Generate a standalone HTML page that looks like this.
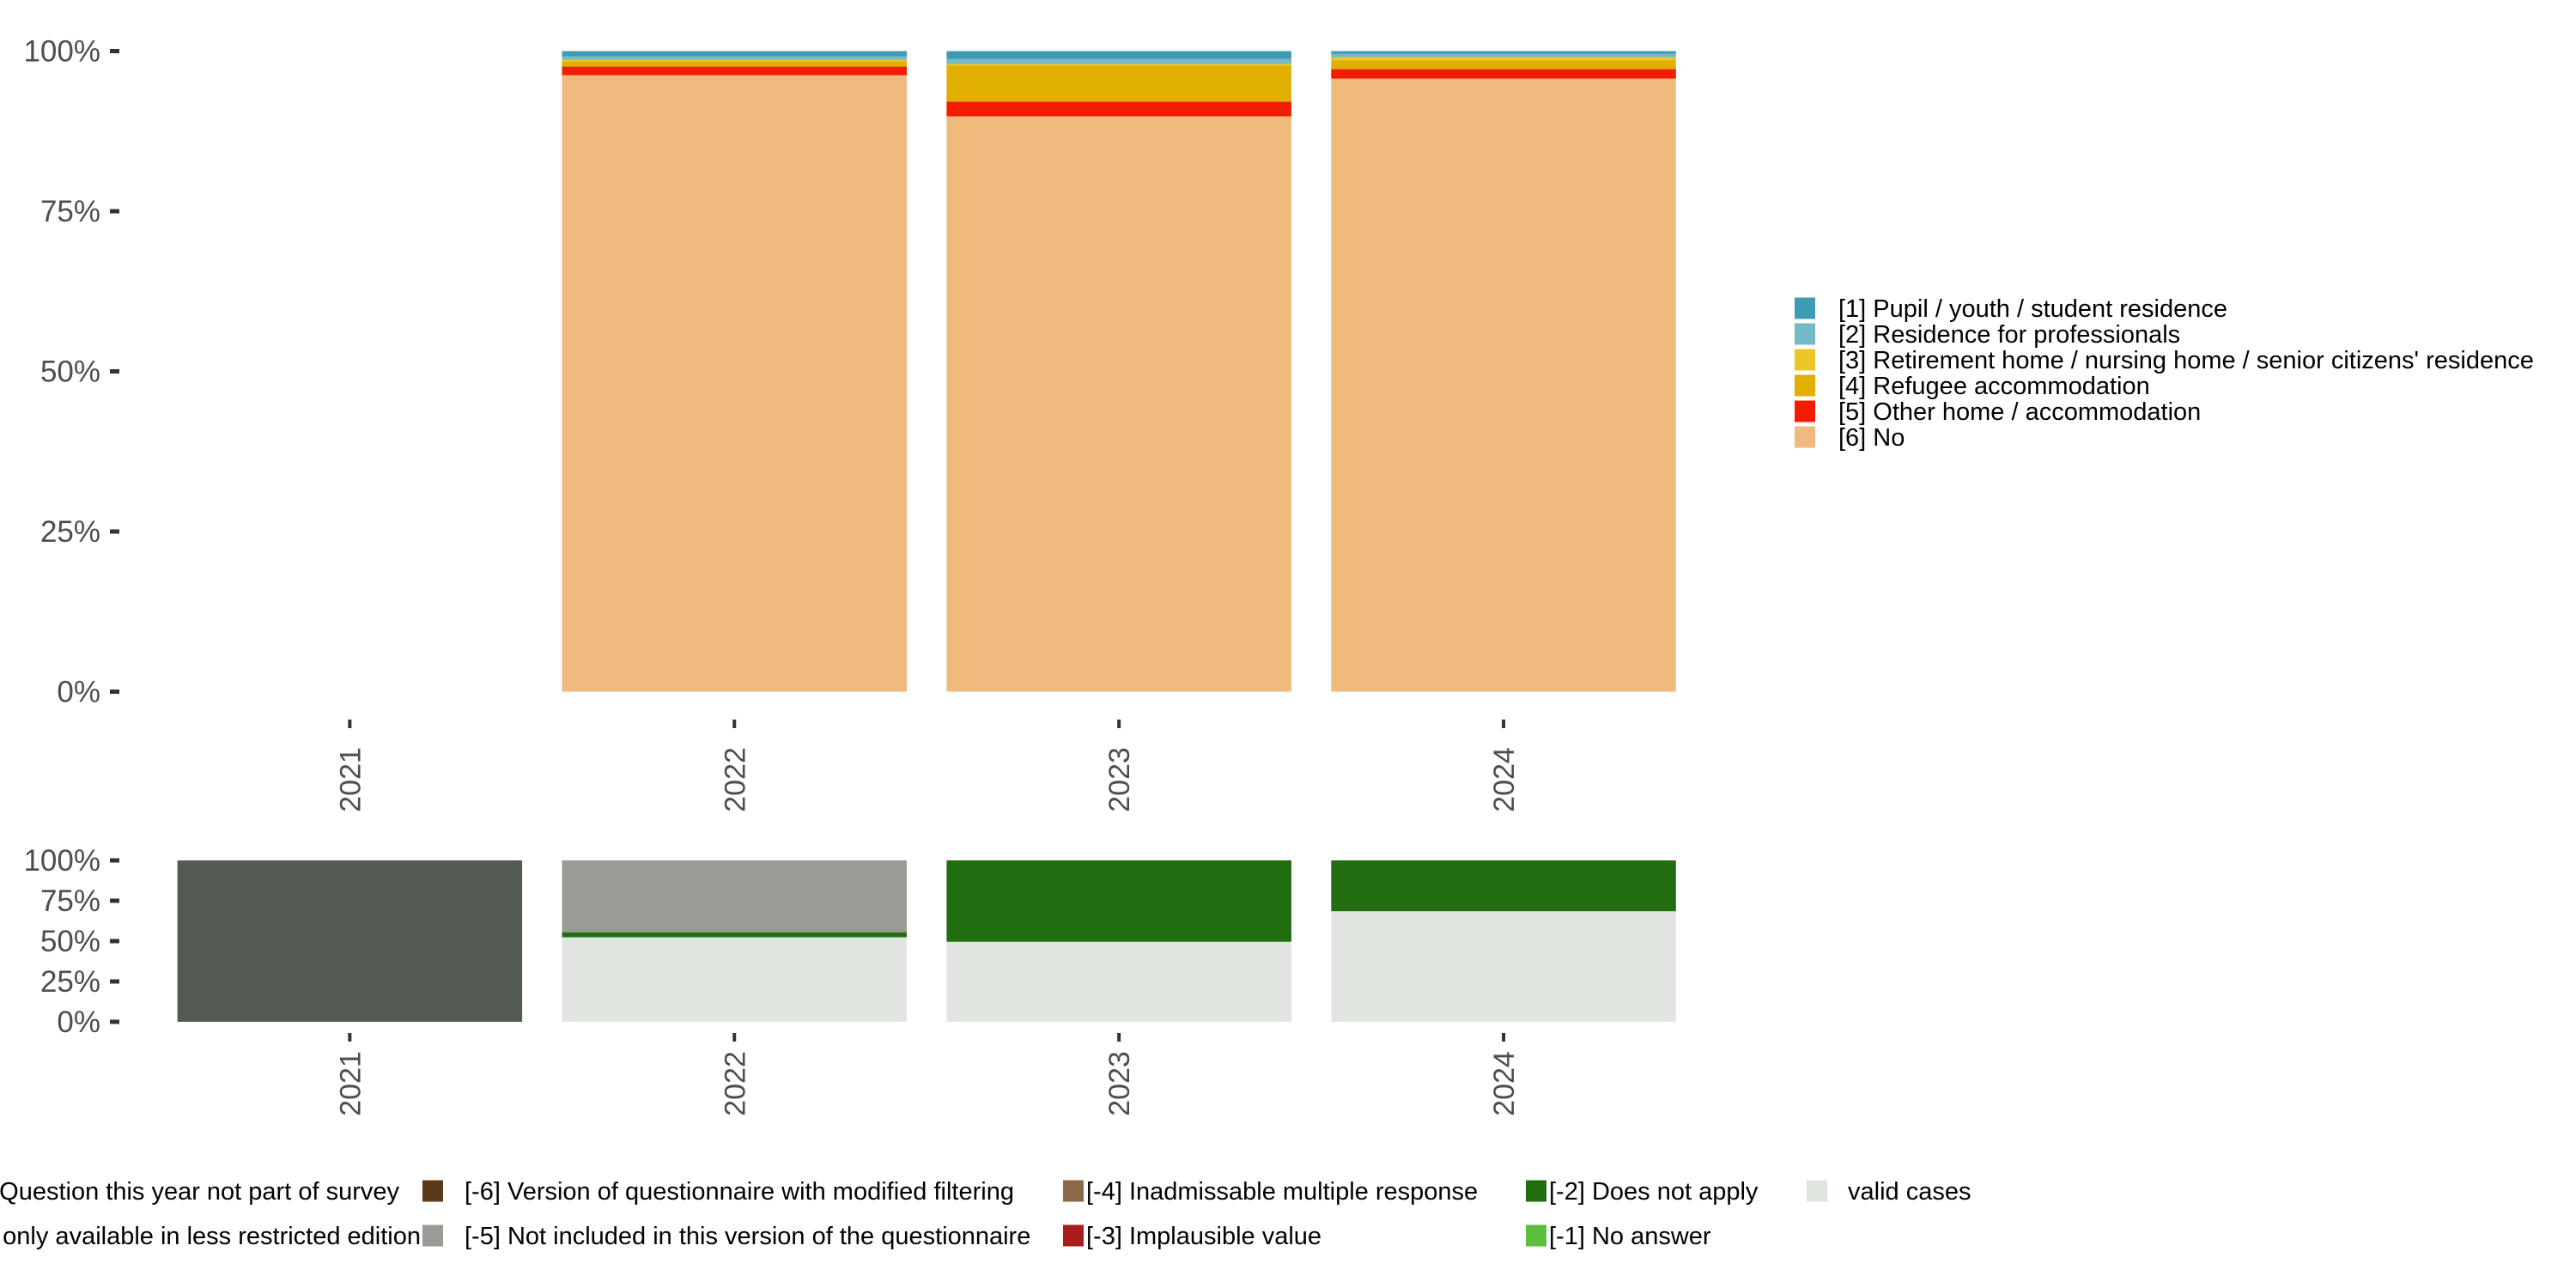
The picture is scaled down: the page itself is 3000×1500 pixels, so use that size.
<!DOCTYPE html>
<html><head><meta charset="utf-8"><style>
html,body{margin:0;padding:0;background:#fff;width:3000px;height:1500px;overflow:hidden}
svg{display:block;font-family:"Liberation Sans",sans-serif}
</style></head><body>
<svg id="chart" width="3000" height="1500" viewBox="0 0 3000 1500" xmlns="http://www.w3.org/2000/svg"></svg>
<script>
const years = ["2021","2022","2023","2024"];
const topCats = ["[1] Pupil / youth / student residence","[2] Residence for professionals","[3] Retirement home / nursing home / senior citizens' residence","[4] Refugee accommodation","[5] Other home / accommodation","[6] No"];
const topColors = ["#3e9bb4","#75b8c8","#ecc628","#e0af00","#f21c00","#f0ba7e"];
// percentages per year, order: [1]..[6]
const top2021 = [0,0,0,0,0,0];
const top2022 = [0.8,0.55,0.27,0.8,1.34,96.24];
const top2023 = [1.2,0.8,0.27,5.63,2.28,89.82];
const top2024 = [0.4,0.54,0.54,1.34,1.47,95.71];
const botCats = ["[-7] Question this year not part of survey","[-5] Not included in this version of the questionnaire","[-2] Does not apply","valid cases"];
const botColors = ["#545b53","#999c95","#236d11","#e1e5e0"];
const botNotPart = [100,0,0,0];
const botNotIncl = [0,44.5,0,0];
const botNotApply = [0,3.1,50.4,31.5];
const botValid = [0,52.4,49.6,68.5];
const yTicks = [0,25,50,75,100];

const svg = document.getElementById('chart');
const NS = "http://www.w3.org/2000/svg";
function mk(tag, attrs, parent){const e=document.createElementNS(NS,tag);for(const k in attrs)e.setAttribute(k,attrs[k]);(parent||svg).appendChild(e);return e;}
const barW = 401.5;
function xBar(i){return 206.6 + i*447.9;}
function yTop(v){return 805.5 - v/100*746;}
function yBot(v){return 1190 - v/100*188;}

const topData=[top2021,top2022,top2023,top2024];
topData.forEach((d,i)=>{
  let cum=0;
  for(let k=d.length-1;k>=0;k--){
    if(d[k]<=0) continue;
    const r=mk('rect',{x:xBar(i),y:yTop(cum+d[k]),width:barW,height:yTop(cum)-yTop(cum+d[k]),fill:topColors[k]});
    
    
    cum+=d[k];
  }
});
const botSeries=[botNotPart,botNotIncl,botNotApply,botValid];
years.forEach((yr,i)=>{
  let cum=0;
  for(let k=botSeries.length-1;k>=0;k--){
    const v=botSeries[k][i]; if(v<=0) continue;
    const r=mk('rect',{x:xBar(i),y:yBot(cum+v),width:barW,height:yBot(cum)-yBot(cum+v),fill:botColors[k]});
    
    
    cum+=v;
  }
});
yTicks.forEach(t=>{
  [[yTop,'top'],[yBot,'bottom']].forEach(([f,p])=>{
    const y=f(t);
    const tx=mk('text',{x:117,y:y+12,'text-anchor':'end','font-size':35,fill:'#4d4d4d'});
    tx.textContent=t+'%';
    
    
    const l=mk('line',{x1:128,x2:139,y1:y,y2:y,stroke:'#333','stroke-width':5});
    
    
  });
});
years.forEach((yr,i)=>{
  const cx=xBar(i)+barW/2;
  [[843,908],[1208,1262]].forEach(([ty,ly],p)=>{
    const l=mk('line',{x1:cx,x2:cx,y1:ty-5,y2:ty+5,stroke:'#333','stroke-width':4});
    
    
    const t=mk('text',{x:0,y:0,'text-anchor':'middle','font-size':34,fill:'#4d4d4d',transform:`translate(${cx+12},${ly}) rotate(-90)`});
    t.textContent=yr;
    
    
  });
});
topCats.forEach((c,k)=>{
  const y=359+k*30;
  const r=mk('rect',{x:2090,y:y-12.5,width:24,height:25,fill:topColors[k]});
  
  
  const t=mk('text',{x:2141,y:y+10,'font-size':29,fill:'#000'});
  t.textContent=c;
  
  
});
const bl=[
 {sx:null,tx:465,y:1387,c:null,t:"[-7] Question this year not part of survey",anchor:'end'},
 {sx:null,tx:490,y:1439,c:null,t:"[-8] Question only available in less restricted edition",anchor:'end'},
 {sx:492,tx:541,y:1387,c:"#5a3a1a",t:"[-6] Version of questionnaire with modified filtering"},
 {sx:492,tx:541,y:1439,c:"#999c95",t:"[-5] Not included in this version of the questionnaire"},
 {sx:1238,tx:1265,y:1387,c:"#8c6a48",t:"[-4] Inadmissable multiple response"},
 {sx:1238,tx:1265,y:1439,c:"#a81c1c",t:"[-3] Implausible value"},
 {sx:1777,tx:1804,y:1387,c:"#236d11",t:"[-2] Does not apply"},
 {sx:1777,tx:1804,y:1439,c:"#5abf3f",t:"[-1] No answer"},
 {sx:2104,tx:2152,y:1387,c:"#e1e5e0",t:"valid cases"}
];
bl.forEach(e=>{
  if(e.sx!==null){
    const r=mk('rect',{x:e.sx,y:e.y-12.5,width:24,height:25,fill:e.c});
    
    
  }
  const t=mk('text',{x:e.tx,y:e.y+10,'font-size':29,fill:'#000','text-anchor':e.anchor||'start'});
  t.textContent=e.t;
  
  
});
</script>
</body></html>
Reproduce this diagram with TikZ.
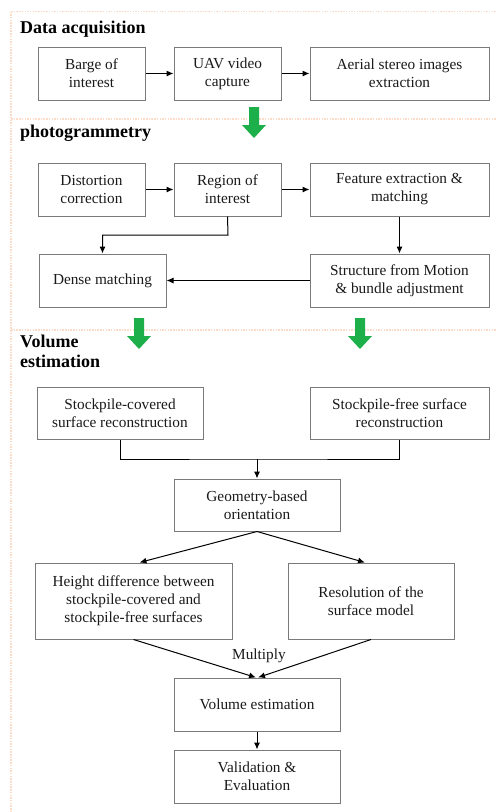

PROBLEM STATEMENT
Keep the pictures out of the copy and return the rest of the data above exactly.

RESULT OF THE TASK
Generate a standalone HTML page that looks like this.
The picture is scaled down: the page itself is 3000×1500 pixels, so use that size.
<!DOCTYPE html>
<html><head><meta charset="utf-8"><style>
html,body{margin:0;padding:0;background:#fff;width:3000px;height:1500px;overflow:hidden}
svg{display:block;font-family:"Liberation Sans",sans-serif}
</style></head><body>
<svg id="chart" width="3000" height="1500" viewBox="0 0 3000 1500" xmlns="http://www.w3.org/2000/svg"></svg>
<script>
const years = ["2021","2022","2023","2024"];
const topCats = ["[1] Pupil / youth / student residence","[2] Residence for professionals","[3] Retirement home / nursing home / senior citizens' residence","[4] Refugee accommodation","[5] Other home / accommodation","[6] No"];
const topColors = ["#3e9bb4","#75b8c8","#ecc628","#e0af00","#f21c00","#f0ba7e"];
// percentages per year, order: [1]..[6]
const top2021 = [0,0,0,0,0,0];
const top2022 = [0.8,0.55,0.27,0.8,1.34,96.24];
const top2023 = [1.2,0.8,0.27,5.63,2.28,89.82];
const top2024 = [0.4,0.54,0.54,1.34,1.47,95.71];
const botCats = ["[-7] Question this year not part of survey","[-5] Not included in this version of the questionnaire","[-2] Does not apply","valid cases"];
const botColors = ["#545b53","#999c95","#236d11","#e1e5e0"];
const botNotPart = [100,0,0,0];
const botNotIncl = [0,44.5,0,0];
const botNotApply = [0,3.1,50.4,31.5];
const botValid = [0,52.4,49.6,68.5];
const yTicks = [0,25,50,75,100];

const svg = document.getElementById('chart');
const NS = "http://www.w3.org/2000/svg";
function mk(tag, attrs, parent){const e=document.createElementNS(NS,tag);for(const k in attrs)e.setAttribute(k,attrs[k]);(parent||svg).appendChild(e);return e;}
const barW = 401.5;
function xBar(i){return 206.6 + i*447.9;}
function yTop(v){return 805.5 - v/100*746;}
function yBot(v){return 1190 - v/100*188;}

const topData=[top2021,top2022,top2023,top2024];
topData.forEach((d,i)=>{
  let cum=0;
  for(let k=d.length-1;k>=0;k--){
    if(d[k]<=0) continue;
    const r=mk('rect',{x:xBar(i),y:yTop(cum+d[k]),width:barW,height:yTop(cum)-yTop(cum+d[k]),fill:topColors[k]});
    
    
    cum+=d[k];
  }
});
const botSeries=[botNotPart,botNotIncl,botNotApply,botValid];
years.forEach((yr,i)=>{
  let cum=0;
  for(let k=botSeries.length-1;k>=0;k--){
    const v=botSeries[k][i]; if(v<=0) continue;
    const r=mk('rect',{x:xBar(i),y:yBot(cum+v),width:barW,height:yBot(cum)-yBot(cum+v),fill:botColors[k]});
    
    
    cum+=v;
  }
});
yTicks.forEach(t=>{
  [[yTop,'top'],[yBot,'bottom']].forEach(([f,p])=>{
    const y=f(t);
    const tx=mk('text',{x:117,y:y+12,'text-anchor':'end','font-size':35,fill:'#4d4d4d'});
    tx.textContent=t+'%';
    
    
    const l=mk('line',{x1:128,x2:139,y1:y,y2:y,stroke:'#333','stroke-width':5});
    
    
  });
});
years.forEach((yr,i)=>{
  const cx=xBar(i)+barW/2;
  [[843,908],[1208,1262]].forEach(([ty,ly],p)=>{
    const l=mk('line',{x1:cx,x2:cx,y1:ty-5,y2:ty+5,stroke:'#333','stroke-width':4});
    
    
    const t=mk('text',{x:0,y:0,'text-anchor':'middle','font-size':34,fill:'#4d4d4d',transform:`translate(${cx+12},${ly}) rotate(-90)`});
    t.textContent=yr;
    
    
  });
});
topCats.forEach((c,k)=>{
  const y=359+k*30;
  const r=mk('rect',{x:2090,y:y-12.5,width:24,height:25,fill:topColors[k]});
  
  
  const t=mk('text',{x:2141,y:y+10,'font-size':29,fill:'#000'});
  t.textContent=c;
  
  
});
const bl=[
 {sx:null,tx:465,y:1387,c:null,t:"[-7] Question this year not part of survey",anchor:'end'},
 {sx:null,tx:490,y:1439,c:null,t:"[-8] Question only available in less restricted edition",anchor:'end'},
 {sx:492,tx:541,y:1387,c:"#5a3a1a",t:"[-6] Version of questionnaire with modified filtering"},
 {sx:492,tx:541,y:1439,c:"#999c95",t:"[-5] Not included in this version of the questionnaire"},
 {sx:1238,tx:1265,y:1387,c:"#8c6a48",t:"[-4] Inadmissable multiple response"},
 {sx:1238,tx:1265,y:1439,c:"#a81c1c",t:"[-3] Implausible value"},
 {sx:1777,tx:1804,y:1387,c:"#236d11",t:"[-2] Does not apply"},
 {sx:1777,tx:1804,y:1439,c:"#5abf3f",t:"[-1] No answer"},
 {sx:2104,tx:2152,y:1387,c:"#e1e5e0",t:"valid cases"}
];
bl.forEach(e=>{
  if(e.sx!==null){
    const r=mk('rect',{x:e.sx,y:e.y-12.5,width:24,height:25,fill:e.c});
    
    
  }
  const t=mk('text',{x:e.tx,y:e.y+10,'font-size':29,fill:'#000','text-anchor':e.anchor||'start'});
  t.textContent=e.t;
  
  
});
</script>
</body></html>
Reproduce this diagram with TikZ.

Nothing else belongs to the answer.